(Source code of charts)
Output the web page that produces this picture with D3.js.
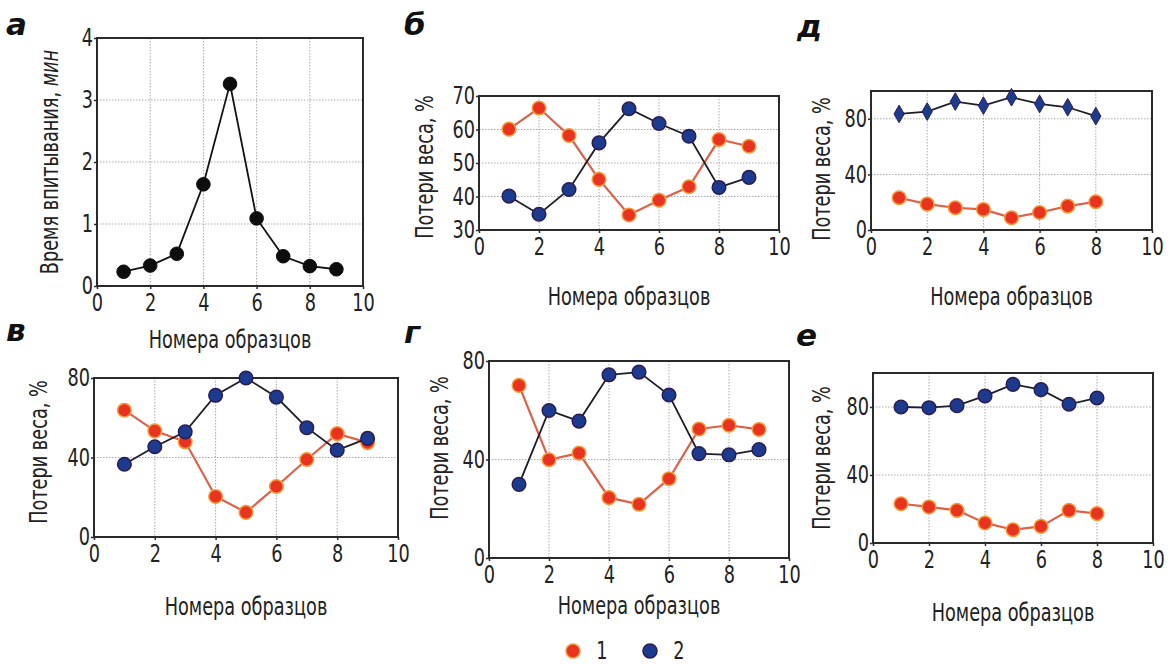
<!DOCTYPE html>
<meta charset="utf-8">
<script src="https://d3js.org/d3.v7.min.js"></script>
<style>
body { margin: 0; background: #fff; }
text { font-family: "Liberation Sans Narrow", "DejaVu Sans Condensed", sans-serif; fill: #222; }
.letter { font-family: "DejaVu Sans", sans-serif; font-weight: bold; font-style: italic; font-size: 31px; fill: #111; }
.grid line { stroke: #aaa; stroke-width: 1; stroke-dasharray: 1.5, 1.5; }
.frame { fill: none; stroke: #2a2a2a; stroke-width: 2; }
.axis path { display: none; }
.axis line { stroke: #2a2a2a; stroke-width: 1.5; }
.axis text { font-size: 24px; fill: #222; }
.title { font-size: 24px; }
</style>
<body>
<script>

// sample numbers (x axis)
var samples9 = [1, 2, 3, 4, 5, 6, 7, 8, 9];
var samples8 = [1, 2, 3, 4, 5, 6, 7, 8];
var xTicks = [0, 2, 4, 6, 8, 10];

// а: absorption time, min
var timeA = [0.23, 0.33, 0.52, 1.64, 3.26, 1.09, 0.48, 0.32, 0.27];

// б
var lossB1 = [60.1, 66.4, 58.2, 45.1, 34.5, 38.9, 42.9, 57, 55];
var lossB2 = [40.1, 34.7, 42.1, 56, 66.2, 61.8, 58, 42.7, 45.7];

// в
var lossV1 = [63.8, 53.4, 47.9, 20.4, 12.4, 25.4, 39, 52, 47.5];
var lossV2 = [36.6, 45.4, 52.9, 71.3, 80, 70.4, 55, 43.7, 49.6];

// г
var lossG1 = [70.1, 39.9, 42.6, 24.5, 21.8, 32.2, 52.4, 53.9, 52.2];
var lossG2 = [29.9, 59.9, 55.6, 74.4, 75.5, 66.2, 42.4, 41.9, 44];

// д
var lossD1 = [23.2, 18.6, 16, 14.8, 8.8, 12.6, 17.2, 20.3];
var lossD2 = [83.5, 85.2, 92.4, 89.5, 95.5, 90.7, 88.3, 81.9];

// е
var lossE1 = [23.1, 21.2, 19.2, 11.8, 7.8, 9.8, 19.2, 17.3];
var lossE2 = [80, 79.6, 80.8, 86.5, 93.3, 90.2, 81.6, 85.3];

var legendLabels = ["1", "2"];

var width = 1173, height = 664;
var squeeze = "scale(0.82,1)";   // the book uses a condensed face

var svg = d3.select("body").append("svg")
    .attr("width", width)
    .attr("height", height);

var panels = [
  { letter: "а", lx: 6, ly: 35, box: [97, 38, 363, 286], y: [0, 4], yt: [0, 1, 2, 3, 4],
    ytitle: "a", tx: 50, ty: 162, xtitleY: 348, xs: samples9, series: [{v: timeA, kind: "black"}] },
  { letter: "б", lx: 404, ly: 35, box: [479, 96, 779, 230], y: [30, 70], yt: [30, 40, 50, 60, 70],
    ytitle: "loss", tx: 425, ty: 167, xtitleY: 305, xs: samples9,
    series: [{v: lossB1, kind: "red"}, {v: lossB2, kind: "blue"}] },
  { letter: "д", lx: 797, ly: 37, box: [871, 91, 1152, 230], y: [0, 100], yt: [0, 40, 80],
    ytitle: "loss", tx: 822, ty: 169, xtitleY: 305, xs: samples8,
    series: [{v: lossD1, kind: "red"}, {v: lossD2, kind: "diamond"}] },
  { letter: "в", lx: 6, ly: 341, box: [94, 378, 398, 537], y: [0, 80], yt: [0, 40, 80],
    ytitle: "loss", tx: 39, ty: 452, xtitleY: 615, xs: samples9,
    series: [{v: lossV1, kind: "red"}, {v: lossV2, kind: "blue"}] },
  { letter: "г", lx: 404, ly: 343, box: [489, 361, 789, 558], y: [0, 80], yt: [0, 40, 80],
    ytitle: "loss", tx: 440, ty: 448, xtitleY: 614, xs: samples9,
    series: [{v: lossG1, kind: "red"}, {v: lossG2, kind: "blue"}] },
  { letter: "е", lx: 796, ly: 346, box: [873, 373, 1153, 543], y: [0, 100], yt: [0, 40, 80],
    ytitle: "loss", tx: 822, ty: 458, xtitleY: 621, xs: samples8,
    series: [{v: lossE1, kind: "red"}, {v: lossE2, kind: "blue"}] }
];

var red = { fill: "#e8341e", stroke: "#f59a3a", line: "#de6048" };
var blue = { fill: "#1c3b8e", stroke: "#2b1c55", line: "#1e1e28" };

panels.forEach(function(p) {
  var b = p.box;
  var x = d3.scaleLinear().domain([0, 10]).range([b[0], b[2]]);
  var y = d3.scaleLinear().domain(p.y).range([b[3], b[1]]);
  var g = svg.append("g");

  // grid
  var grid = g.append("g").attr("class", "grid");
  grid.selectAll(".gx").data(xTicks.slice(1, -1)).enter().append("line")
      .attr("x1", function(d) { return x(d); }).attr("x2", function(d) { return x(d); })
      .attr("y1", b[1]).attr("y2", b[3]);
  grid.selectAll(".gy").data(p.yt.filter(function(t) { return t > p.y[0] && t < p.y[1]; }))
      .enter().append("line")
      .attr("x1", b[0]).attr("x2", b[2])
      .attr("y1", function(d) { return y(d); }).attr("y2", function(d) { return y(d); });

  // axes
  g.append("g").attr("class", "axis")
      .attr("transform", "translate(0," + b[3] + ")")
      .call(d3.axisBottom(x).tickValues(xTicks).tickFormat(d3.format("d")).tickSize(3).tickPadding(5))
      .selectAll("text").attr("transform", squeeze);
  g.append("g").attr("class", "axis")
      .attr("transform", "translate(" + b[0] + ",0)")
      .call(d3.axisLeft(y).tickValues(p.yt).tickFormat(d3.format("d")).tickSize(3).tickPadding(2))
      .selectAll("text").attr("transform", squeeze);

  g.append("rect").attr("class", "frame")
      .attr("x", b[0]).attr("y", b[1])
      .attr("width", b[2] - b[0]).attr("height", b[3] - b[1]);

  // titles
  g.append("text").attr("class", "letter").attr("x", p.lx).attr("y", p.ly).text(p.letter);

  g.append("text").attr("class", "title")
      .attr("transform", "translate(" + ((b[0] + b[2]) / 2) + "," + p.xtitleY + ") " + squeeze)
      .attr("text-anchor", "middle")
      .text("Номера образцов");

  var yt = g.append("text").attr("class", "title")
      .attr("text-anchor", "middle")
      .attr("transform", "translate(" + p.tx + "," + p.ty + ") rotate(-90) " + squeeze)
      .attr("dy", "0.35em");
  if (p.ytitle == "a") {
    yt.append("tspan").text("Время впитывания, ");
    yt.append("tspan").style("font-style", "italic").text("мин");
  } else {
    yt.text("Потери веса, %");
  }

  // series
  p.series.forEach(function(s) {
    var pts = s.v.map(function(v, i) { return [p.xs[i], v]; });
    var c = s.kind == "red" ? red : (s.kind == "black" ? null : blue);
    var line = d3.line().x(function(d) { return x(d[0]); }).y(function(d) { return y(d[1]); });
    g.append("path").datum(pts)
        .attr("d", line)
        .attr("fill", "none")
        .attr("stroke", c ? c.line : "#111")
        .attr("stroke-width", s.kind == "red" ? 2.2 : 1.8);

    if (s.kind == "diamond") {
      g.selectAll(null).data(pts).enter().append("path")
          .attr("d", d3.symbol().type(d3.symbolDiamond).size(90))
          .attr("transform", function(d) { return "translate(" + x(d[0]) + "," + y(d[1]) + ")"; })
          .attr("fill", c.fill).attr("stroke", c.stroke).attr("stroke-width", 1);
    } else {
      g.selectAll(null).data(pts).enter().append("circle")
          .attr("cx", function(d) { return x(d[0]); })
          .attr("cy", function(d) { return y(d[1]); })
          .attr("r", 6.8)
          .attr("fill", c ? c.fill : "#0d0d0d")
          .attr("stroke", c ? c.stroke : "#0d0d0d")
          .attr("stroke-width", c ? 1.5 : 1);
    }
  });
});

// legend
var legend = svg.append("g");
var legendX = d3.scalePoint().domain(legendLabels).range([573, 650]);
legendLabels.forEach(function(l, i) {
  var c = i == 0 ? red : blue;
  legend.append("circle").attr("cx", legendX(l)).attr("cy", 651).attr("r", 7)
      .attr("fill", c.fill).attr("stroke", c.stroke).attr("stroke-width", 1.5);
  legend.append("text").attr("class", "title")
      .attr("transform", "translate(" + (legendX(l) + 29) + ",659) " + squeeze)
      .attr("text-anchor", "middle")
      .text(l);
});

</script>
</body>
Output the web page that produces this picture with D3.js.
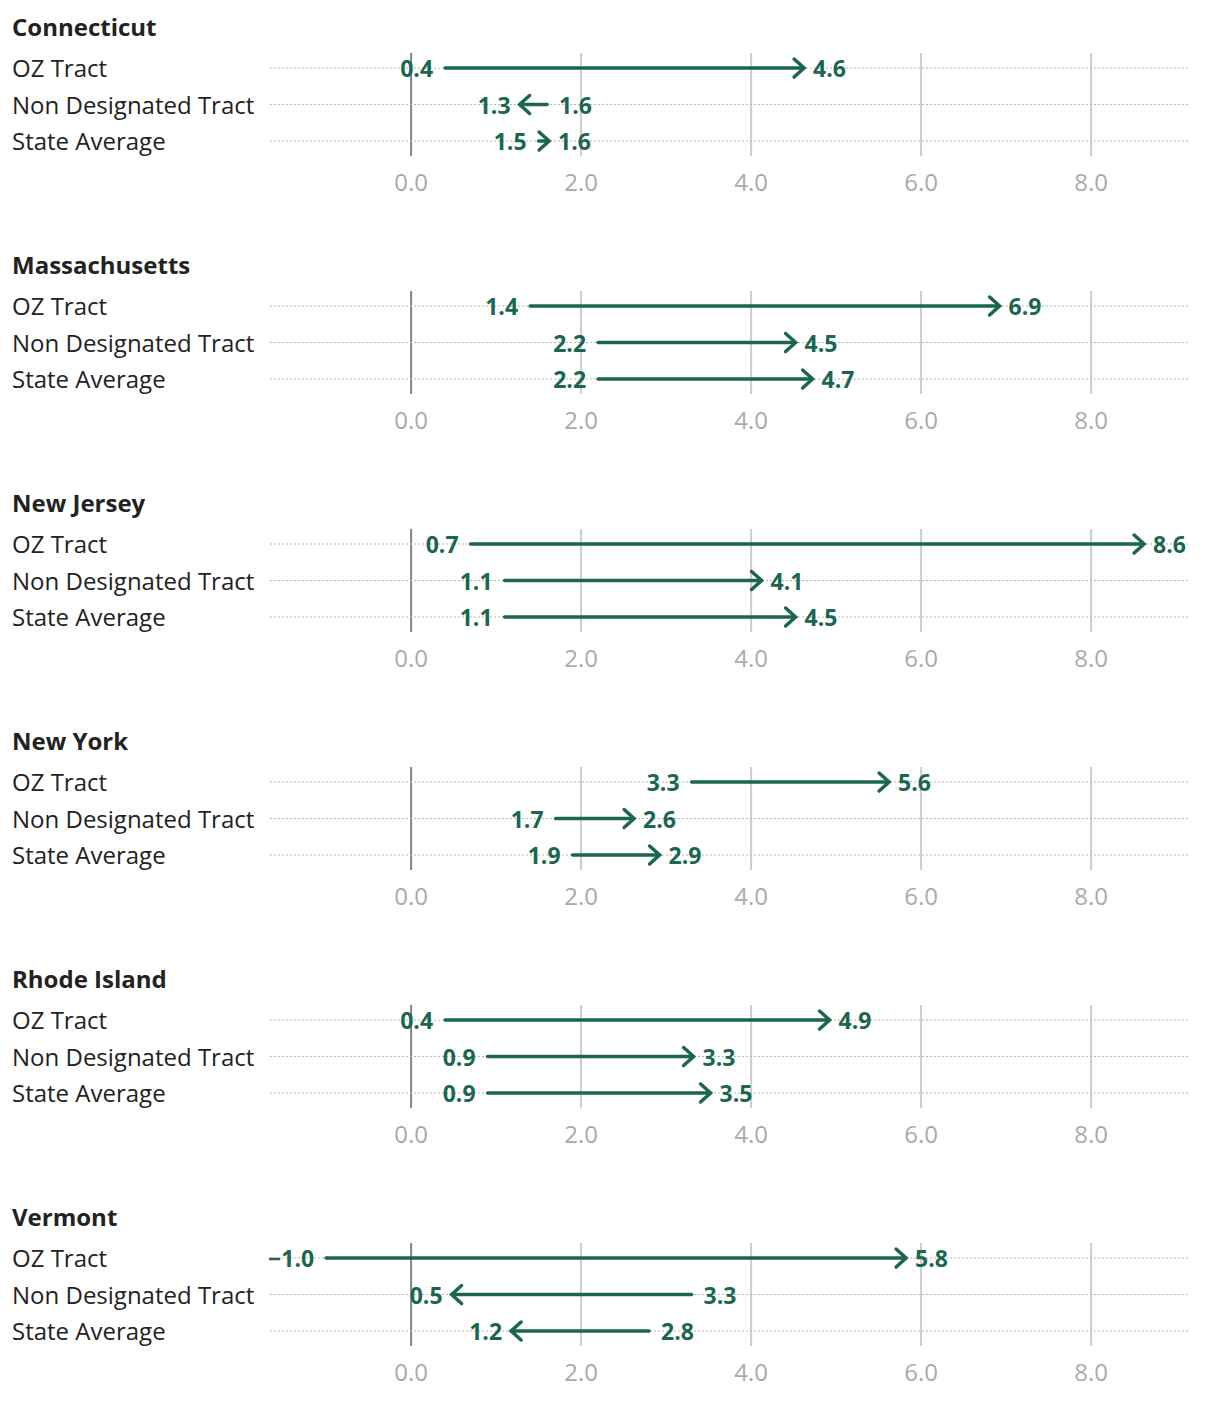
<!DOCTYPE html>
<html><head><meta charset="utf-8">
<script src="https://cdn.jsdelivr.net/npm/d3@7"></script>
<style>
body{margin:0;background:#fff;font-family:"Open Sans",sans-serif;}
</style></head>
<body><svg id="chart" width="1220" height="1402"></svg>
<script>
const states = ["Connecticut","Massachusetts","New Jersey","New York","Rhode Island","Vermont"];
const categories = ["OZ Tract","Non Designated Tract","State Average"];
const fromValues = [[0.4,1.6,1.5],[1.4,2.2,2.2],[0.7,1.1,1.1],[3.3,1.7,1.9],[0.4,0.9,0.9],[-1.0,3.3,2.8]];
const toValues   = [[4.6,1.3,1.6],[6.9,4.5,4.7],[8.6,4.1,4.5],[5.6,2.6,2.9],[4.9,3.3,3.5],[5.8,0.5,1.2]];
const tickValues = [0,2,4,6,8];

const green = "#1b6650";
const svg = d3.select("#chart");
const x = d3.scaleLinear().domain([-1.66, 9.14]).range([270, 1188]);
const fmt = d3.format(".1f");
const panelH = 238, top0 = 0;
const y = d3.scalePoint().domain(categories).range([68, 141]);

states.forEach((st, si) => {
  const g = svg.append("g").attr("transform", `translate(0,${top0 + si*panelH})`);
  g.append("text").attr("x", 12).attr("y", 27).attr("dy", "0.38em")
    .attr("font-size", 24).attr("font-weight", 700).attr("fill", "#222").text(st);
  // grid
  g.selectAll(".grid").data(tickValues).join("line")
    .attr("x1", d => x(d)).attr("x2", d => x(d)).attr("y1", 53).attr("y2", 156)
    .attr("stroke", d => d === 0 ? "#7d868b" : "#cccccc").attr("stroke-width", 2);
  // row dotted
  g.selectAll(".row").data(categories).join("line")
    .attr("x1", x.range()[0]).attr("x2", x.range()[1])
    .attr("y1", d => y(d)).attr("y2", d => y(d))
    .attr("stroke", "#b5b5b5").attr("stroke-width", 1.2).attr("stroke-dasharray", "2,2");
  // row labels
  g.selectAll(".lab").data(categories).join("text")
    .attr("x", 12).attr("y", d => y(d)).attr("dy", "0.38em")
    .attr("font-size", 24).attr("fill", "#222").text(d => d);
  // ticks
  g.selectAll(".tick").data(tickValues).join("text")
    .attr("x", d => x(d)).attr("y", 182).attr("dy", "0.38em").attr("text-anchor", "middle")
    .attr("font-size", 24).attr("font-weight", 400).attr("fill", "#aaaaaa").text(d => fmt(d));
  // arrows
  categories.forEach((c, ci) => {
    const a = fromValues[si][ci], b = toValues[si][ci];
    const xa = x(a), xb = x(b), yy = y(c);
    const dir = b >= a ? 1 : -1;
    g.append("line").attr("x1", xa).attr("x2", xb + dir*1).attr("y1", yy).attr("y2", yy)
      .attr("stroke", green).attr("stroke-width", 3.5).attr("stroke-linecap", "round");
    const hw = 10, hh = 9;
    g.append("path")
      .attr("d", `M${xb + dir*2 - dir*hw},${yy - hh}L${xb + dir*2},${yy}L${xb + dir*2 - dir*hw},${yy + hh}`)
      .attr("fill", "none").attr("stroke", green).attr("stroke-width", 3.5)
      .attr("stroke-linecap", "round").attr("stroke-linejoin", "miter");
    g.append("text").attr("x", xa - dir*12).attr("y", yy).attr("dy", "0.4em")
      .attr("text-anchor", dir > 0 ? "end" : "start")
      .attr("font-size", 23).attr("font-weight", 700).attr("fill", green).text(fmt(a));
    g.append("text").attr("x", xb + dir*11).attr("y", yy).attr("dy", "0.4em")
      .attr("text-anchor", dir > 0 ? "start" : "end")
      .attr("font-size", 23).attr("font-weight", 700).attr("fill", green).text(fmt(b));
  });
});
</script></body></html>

■ **INSTRUCTIONS FOR THE TASK**: Omitting all pictures, restate exactly the lines of the material from its start through the line that contains "var lossD2 = [83.5, 85.2, 92.4, 89.5, 95.5, 90.7, 88.3, 81.9];".

■ **ANSWER TO THIS TASK**:
Output the web page that produces this picture with D3.js.
<!DOCTYPE html>
<meta charset="utf-8">
<script src="https://d3js.org/d3.v7.min.js"></script>
<style>
body { margin: 0; background: #fff; }
text { font-family: "Liberation Sans Narrow", "DejaVu Sans Condensed", sans-serif; fill: #222; }
.letter { font-family: "DejaVu Sans", sans-serif; font-weight: bold; font-style: italic; font-size: 31px; fill: #111; }
.grid line { stroke: #aaa; stroke-width: 1; stroke-dasharray: 1.5, 1.5; }
.frame { fill: none; stroke: #2a2a2a; stroke-width: 2; }
.axis path { display: none; }
.axis line { stroke: #2a2a2a; stroke-width: 1.5; }
.axis text { font-size: 24px; fill: #222; }
.title { font-size: 24px; }
</style>
<body>
<script>

// sample numbers (x axis)
var samples9 = [1, 2, 3, 4, 5, 6, 7, 8, 9];
var samples8 = [1, 2, 3, 4, 5, 6, 7, 8];
var xTicks = [0, 2, 4, 6, 8, 10];

// а: absorption time, min
var timeA = [0.23, 0.33, 0.52, 1.64, 3.26, 1.09, 0.48, 0.32, 0.27];

// б
var lossB1 = [60.1, 66.4, 58.2, 45.1, 34.5, 38.9, 42.9, 57, 55];
var lossB2 = [40.1, 34.7, 42.1, 56, 66.2, 61.8, 58, 42.7, 45.7];

// в
var lossV1 = [63.8, 53.4, 47.9, 20.4, 12.4, 25.4, 39, 52, 47.5];
var lossV2 = [36.6, 45.4, 52.9, 71.3, 80, 70.4, 55, 43.7, 49.6];

// г
var lossG1 = [70.1, 39.9, 42.6, 24.5, 21.8, 32.2, 52.4, 53.9, 52.2];
var lossG2 = [29.9, 59.9, 55.6, 74.4, 75.5, 66.2, 42.4, 41.9, 44];

// д
var lossD1 = [23.2, 18.6, 16, 14.8, 8.8, 12.6, 17.2, 20.3];
var lossD2 = [83.5, 85.2, 92.4, 89.5, 95.5, 90.7, 88.3, 81.9];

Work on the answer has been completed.